■ PROBLEM DETAILS ■
Print the data exactly as it is given, please.

■ AVAILABLE DATA ■
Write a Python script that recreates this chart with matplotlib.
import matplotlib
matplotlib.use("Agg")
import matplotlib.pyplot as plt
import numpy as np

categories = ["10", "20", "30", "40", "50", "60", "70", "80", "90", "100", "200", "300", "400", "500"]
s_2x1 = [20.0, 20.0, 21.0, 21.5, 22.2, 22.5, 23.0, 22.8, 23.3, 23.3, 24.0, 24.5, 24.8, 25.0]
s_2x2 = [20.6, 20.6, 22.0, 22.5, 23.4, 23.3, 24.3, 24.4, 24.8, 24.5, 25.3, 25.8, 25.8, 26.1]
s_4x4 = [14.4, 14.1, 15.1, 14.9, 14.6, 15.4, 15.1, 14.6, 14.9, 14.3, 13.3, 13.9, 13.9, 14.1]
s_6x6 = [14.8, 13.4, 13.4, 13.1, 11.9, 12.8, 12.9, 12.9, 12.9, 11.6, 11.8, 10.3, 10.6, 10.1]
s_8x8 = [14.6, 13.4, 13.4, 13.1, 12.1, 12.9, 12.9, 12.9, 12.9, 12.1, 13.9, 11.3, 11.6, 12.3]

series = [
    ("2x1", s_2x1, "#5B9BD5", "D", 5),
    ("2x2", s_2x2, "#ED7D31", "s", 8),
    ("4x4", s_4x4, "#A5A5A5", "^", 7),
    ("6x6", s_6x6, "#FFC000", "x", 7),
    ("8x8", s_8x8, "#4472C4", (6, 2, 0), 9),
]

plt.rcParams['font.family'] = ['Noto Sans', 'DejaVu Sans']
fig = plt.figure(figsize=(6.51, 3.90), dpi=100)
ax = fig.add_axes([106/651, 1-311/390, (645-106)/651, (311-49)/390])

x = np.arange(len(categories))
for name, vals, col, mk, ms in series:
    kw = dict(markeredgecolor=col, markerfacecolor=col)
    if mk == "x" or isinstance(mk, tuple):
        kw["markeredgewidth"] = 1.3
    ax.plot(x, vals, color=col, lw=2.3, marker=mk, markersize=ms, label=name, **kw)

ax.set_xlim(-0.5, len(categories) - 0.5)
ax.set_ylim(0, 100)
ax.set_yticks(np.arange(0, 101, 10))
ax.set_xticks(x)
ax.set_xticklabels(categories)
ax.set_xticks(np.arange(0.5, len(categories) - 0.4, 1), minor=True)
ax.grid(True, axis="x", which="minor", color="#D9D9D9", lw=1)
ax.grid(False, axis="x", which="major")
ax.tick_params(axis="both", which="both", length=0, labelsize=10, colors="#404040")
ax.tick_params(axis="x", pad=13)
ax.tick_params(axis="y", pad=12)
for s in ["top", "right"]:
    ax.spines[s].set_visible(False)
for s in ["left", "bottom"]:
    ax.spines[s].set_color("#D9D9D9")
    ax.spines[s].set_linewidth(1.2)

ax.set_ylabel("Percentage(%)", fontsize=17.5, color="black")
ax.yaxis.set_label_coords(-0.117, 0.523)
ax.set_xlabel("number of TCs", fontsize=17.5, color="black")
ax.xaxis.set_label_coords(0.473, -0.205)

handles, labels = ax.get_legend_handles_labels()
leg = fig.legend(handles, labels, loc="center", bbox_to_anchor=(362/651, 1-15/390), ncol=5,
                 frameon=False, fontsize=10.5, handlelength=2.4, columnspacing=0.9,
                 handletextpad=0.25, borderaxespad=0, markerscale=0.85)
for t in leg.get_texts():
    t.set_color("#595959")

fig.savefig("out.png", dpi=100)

■ EXPECTED ANSWER ■
Write a Python script that recreates this chart with matplotlib.
import matplotlib
matplotlib.use("Agg")
import matplotlib.pyplot as plt
import numpy as np

categories = ["10", "20", "30", "40", "50", "60", "70", "80", "90", "100", "200", "300", "400", "500"]
s_2x1 = [20.0, 20.0, 21.0, 21.5, 22.2, 22.5, 23.0, 22.8, 23.3, 23.3, 24.0, 24.5, 24.8, 25.0]
s_2x2 = [20.6, 20.6, 22.0, 22.5, 23.4, 23.3, 24.3, 24.4, 24.8, 24.5, 25.3, 25.8, 25.8, 26.1]
s_4x4 = [14.4, 14.1, 15.1, 14.9, 14.6, 15.4, 15.1, 14.6, 14.9, 14.3, 13.3, 13.9, 13.9, 14.1]
s_6x6 = [14.8, 13.4, 13.4, 13.1, 11.9, 12.8, 12.9, 12.9, 12.9, 11.6, 11.8, 10.3, 10.6, 10.1]
s_8x8 = [14.6, 13.4, 13.4, 13.1, 12.1, 12.9, 12.9, 12.9, 12.9, 12.1, 13.9, 11.3, 11.6, 12.3]

series = [
    ("2x1", s_2x1, "#5B9BD5", "D", 5),
    ("2x2", s_2x2, "#ED7D31", "s", 8),
    ("4x4", s_4x4, "#A5A5A5", "^", 7),
    ("6x6", s_6x6, "#FFC000", "x", 7),
    ("8x8", s_8x8, "#4472C4", (6, 2, 0), 9),
]

plt.rcParams['font.family'] = ['Noto Sans', 'DejaVu Sans']
fig = plt.figure(figsize=(6.51, 3.90), dpi=100)
ax = fig.add_axes([106/651, 1-311/390, (645-106)/651, (311-49)/390])

x = np.arange(len(categories))
for name, vals, col, mk, ms in series:
    kw = dict(markeredgecolor=col, markerfacecolor=col)
    if mk == "x" or isinstance(mk, tuple):
        kw["markeredgewidth"] = 1.3
    ax.plot(x, vals, color=col, lw=2.3, marker=mk, markersize=ms, label=name, **kw)

ax.set_xlim(-0.5, len(categories) - 0.5)
ax.set_ylim(0, 100)
ax.set_yticks(np.arange(0, 101, 10))
ax.set_xticks(x)
ax.set_xticklabels(categories)
ax.set_xticks(np.arange(0.5, len(categories) - 0.4, 1), minor=True)
ax.grid(True, axis="x", which="minor", color="#D9D9D9", lw=1)
ax.grid(False, axis="x", which="major")
ax.tick_params(axis="both", which="both", length=0, labelsize=10, colors="#404040")
ax.tick_params(axis="x", pad=13)
ax.tick_params(axis="y", pad=12)
for s in ["top", "right"]:
    ax.spines[s].set_visible(False)
for s in ["left", "bottom"]:
    ax.spines[s].set_color("#D9D9D9")
    ax.spines[s].set_linewidth(1.2)

ax.set_ylabel("Percentage(%)", fontsize=17.5, color="black")
ax.yaxis.set_label_coords(-0.117, 0.523)
ax.set_xlabel("number of TCs", fontsize=17.5, color="black")
ax.xaxis.set_label_coords(0.473, -0.205)

handles, labels = ax.get_legend_handles_labels()
leg = fig.legend(handles, labels, loc="center", bbox_to_anchor=(362/651, 1-15/390), ncol=5,
                 frameon=False, fontsize=10.5, handlelength=2.4, columnspacing=0.9,
                 handletextpad=0.25, borderaxespad=0, markerscale=0.85)
for t in leg.get_texts():
    t.set_color("#595959")

fig.savefig("out.png", dpi=100)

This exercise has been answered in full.